The herring is the king of fishes, but the fish from which St. Peter got the tribute money was the haddock.[1]

St. Columkille is very much mixed up with beast stories. There is a story of how the flounder got a crooked mouth, which belongs to the folklore of many countries, but is here associated with the saint, who was one day wading through one of the sandy fords common in the islands, when the flounder, who was resting on a stone, mocked him, and had a crooked mouth for ever after.

It is not right to remove any fish found dead upon the shore of loch or sea. Three Eriskay men were landing in a boat a little below the chapel-house, when they saw a dead salmon and some large trout on the shore. All made a rush for it; but the one that got it was thereafter sorry, for a near relative soon died.

It is not right to put a whelk to roast on the fire, it will produce seven years of famine.

There is a little univalve shell the people call fuoitrag, which it is lucky to carry in the pocket, and three of them will save one from being lost in a mist.

We heard of a little black-beetle that strikes a smart ticking blow. Children call him "the little smith," and they call "Little Smith, little Smith, strike the hammer," and then they listen for the little blow.

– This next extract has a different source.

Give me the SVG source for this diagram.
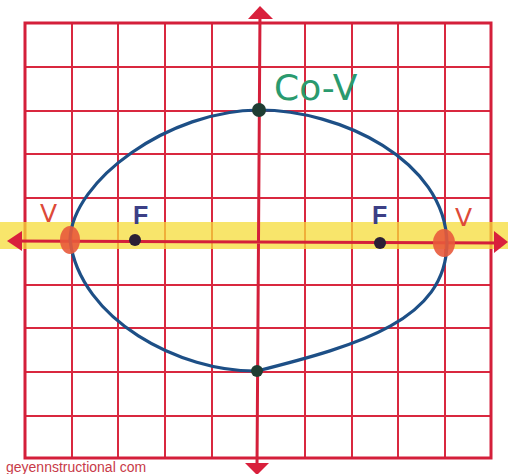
<svg xmlns="http://www.w3.org/2000/svg" width="508" height="474" viewBox="0 0 508 474">
<defs>
<style>
.grid{stroke:#d9283f;stroke-width:2;fill:none}
.border{stroke:#d41f3a;stroke-width:3;fill:none}
.axis{stroke:#d41f3a;stroke-width:3;fill:none}
.arrow{fill:#d9203c}
.curve{stroke:#1d4f86;stroke-width:3.2;fill:none;stroke-linecap:round}
.vtx{fill:#e85a3c;opacity:0.9}
.dot{fill:#2b1f35}
.cov{fill:#1f3d33}
.lblV{font-family:"DejaVu Sans",sans-serif;font-size:25px;fill:#dd4a38}
.lblF{font-family:"Liberation Sans",sans-serif;font-weight:bold;font-size:25px;fill:#3c3f86}
</style>
</defs>
<rect width="508" height="474" fill="#ffffff"/>
<g id="grid">
<path class="grid" d="M72 23V458M118 23V458M165 23V458M212 23V458M305 23V458M352 23V458M398 23V458M445 23V458M25 67H491M25 111H491M25 154H491M25 198H491M25 285H491M25 328H491M25 372H491M25 416H491"/>
<rect class="border" x="25" y="23" width="466" height="435"/>
</g>
<rect id="highlight" x="0" y="222" width="508" height="27" fill="#f6dc3a" opacity="0.75"/>
<g id="axes">
<path class="axis" d="M260 12L257 466M10 241L503 243"/>
<polygon class="arrow" points="248,19 273,19 260,6"/>
<polygon class="arrow" points="245,463 269,463 257,475"/>
<polygon class="arrow" points="22,231 22,251 7,241"/>
<polygon class="arrow" points="494,231 494,253 508,242"/>
</g>
<g id="connectors">
<path class="curve" d="M70 240C72 180 170 110 259 110C340 110 445 160 447 243C446 320 360 345 257 371C180 372 80 320 70 240Z"/>
</g>
<g id="vertex-left"><ellipse class="vtx" cx="70" cy="240" rx="10" ry="14"/><text class="lblV" x="40" y="222">V</text></g>
<g id="vertex-right"><ellipse class="vtx" cx="444" cy="243" rx="11" ry="14"/><text class="lblV" x="455" y="226" fill="#e0602e">V</text></g>
<g id="focus-left"><circle class="dot" cx="135" cy="240" r="6"/><text class="lblF" x="133" y="224">F</text></g>
<g id="focus-right"><circle class="dot" cx="380" cy="243" r="6"/><text class="lblF" x="372" y="224">F</text></g>
<g id="covertex-top"><circle class="cov" cx="259" cy="110" r="7"/><text x="274" y="100" font-family="DejaVu Sans, sans-serif" font-size="36" fill="#2a9a6e">Co-V</text></g>
<g id="covertex-bottom"><circle class="cov" cx="257" cy="371" r="6"/></g>
<text id="watermark" x="6" y="472" font-family="Liberation Sans, sans-serif" font-size="14" fill="#c83a48">geyennstructional com</text>
</svg>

The bare-footed children are expected to wash their feet in the burn before coming indoors to bed. If they omit this duty they are threatened with the centipede, which is called "Martin of the knives," or "the lad of the knives," sometimes "the red fox," from his colour.

The children apparently understand the habits of the

  1. [Off the American coast there is a fish called the King-fish; a kind of herring, clad in glistening silver scales, a most beautiful object, six feet long. It is not good for food, however.—E. S. H.]